- Task to complete -
Omit pictures and quote the listing below line by line, from its start through the line that holds "import seaborn as sns".

- Dataset extract -
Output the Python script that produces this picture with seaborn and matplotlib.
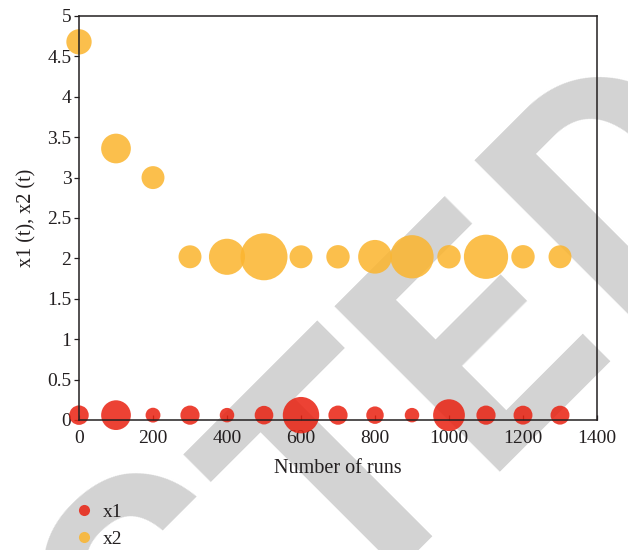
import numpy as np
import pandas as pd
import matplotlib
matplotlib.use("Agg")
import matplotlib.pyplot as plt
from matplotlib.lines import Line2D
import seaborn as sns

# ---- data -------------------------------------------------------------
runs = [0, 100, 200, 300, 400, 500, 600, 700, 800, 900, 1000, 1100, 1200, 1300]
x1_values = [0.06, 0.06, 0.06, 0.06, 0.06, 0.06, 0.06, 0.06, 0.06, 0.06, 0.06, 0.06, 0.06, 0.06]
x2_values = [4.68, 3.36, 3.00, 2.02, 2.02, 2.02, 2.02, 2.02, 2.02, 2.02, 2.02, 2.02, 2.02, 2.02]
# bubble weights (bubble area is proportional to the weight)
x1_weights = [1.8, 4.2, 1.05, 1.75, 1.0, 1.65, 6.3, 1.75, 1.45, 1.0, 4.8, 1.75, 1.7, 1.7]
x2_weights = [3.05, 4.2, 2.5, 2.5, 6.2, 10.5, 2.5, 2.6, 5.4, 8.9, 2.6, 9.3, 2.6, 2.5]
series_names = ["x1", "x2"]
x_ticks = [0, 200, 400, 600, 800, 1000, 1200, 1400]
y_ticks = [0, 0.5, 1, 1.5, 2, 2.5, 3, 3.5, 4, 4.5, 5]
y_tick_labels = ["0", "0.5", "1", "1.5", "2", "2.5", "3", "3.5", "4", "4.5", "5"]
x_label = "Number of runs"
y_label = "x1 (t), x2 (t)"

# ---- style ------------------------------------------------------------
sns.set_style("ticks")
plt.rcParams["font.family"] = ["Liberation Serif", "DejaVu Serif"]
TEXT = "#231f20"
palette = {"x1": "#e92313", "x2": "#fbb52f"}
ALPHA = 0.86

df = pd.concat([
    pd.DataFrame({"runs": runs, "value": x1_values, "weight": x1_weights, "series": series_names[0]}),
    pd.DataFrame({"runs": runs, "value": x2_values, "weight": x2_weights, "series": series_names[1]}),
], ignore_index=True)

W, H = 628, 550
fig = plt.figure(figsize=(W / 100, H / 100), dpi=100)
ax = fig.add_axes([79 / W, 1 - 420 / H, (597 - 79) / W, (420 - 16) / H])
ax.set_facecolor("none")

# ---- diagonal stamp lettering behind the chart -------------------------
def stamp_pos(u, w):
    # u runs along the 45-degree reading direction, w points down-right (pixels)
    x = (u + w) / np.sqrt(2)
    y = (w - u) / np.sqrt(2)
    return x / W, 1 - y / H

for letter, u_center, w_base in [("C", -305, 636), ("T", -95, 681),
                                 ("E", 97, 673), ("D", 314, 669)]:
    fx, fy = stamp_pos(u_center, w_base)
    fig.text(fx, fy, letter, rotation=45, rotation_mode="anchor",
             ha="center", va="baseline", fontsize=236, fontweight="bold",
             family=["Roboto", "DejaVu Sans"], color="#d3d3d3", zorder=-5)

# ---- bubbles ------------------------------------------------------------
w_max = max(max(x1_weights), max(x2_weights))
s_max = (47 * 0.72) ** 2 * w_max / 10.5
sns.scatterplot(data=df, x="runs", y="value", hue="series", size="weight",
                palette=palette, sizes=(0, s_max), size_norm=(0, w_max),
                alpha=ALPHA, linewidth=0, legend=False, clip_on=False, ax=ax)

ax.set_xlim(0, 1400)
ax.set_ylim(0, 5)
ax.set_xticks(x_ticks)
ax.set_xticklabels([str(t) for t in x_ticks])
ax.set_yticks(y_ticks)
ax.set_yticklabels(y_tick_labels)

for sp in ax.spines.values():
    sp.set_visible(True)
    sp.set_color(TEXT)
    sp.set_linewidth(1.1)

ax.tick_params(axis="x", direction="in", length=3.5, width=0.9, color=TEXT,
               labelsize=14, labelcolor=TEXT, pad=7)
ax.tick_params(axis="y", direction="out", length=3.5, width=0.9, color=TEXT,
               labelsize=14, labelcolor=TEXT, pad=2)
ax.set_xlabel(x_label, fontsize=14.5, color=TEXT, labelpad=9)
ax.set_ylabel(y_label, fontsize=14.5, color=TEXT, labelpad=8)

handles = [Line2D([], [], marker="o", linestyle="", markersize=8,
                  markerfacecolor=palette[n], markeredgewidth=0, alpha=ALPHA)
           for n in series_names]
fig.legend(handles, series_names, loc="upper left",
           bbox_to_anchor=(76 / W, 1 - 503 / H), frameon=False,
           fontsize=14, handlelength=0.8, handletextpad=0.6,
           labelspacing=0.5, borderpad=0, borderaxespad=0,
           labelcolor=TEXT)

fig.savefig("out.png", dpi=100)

- Response to the exercise -
Output the Python script that produces this picture with seaborn and matplotlib.
import numpy as np
import pandas as pd
import matplotlib
matplotlib.use("Agg")
import matplotlib.pyplot as plt
from matplotlib.lines import Line2D
import seaborn as sns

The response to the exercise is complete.